Beachy’s introduction also considers the significant role Martyrs Mirror has played in the Mennonite literary tradition and — along with the excellent foreword by Julia Spicher Kastorf — provides a convincing apologia for the anthology and its contemporary refraction of a foundational (and to some an inviolate) text.

Read More

February 7, 2011

Lancaster Sunday News blurbs TST

Tortured Prose, Poetry Inspired by ‘Martyrs’

Jo-Ann Greene, Books Editor.  Feb. 3, 2010

Alongside the Bible, another religious book dwells in many Mennonite and Amish homes: the “Martyrs Mirror.”

Though first published in 1660 to document Anabaptists and others who died for their faith, it is still making an impression on readers, as is evident in the newly published “Tongue Screws and Testimonies.”

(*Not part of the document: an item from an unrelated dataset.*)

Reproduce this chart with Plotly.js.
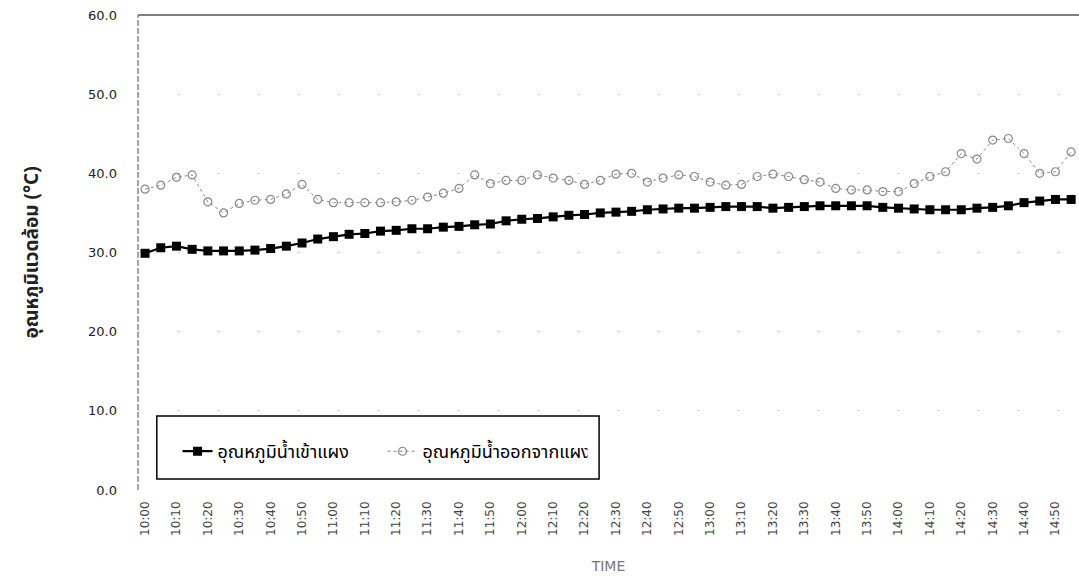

Here is a collection of poems, stories, essays and art harking back to the teachings, images and people of “the book,” while offering a personal, contemporary and thoughtful, but not always reverent, take on them.

Consider a short story titled “OMG!! Geleijn Cornelus Is Hott!!” It’s Chad Gusler’s account of a newly baptized 14-year-old girl’s irreverent response to her grandmother’s gift of a family-heirloom version of the celebrated tome.

More here.

January 26, 2011

Confessions of a Modern Day Pacificist

In this moving article in The Mennonite, Lisa Schirch references our martyr history. Lisa is a peacemaker, director of the 3D Security Initiative and is, I’m proud to say, a colleague at EMU and a member of my church.

I come from a long tradition of self-identified pacifists dating back to the 1500s in Switzerland, where my ancestors scratched my last name into the town castle’s torture chambers. Perhaps they were tortured for something less noble than pacifism, such as public drunkenness. As for many other Mennonites, pacifism has been a point of family conflict. In the last few generations, my Mennonite-born uncles and grandfather served in the U.S. military.

But the legends of early Mennonites loving their enemies made a profound impact on my psyche and professional life. My faith draws on images from the Martyrs’ Mirror of Dirk Willems pulling the armed guard who was chasing him out of the frozen river, only to then be arrested and put to death for his beliefs. Or Janneken Munstdorp, who, shortly before being burned at the stake in 1573 for refusing to recant her belief in Anabaptist pacifism, wrote a letter to her children similar to the one I have written to my own children should anything happen to me while doing my work in peacebuilding.